Les débats ont continué dans l’Hémicycle, dans la soirée de mercredi, à l’occasion de l’examen de la loi portant sur l’asile et l’immigration. Le discours introductif du ministre de l’intérieur, Gérard Collomb, a été interrompu à trois reprises par des rappels au règlement concernant la commission d’enquête parlementaire sur l’affaire Benalla.

« Menteur », a lancé le chef de file des députés de La France insoumise, Jean-Luc Mélenchon, à destination de M. Collomb, qui a dû hausser la voix pour couvrir les protestations des parlementaires de l’opposition et terminer son propos.

De nouvelles auditions à venir

Le groupe majoritaire de la République en marche compte en revanche demander une nouvelle audition du préfet de police de Paris, Michel Delpuech, des responsables de la compagnie de CRS 15 qui était place de la Contrescarpe le 1er mai ainsi que du directeur de l’ordre public de la préfecture de police de Paris, Alain Gibelin, dont les déclarations sous serment devant les députés ont par deux fois été « remises en question ».

Le commandant militaire de la présidence de la République a en effet contredit mercredi devant l’Assemblée le chef de la direction de l’ordre public et de la circulation (DOPC) en faisant état d’une discussion en avril entre Alexandre Benalla et Alain Gibelin en vue d’organiser sa venue aux opérations du 1er-Mai. Alain Gibelin a par ailleurs déclaré mardi s’être trompé lors de son audition quant à la participation de l’ex-collaborateur à des réunions pendant sa suspension du 4 au 19 mai.

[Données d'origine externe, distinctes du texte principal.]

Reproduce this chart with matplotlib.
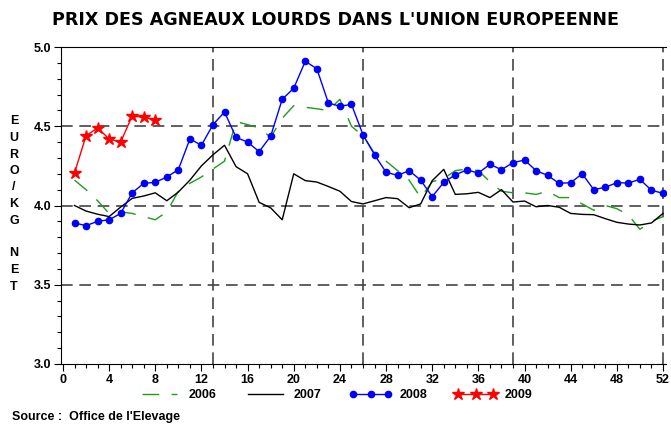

Alors que le ton monte à l’Assemblée nationale, quelques inquiétudes se font par ailleurs entendre quant à la présence, jeudi, du secrétaire général de l’Elysée, Alexis Kohler, devant la commission d’enquête sur cette affaire au Sénat. « Celui-ci n’a toujours pas répondu à notre invitation, ce qui n’est pas bon signe », s’inquiétait Patrick Kanner, le président du groupe PS au Sénat. En fin de journée, l’Elysée assurait toutefois que M. Kohler s’y rendrait bien.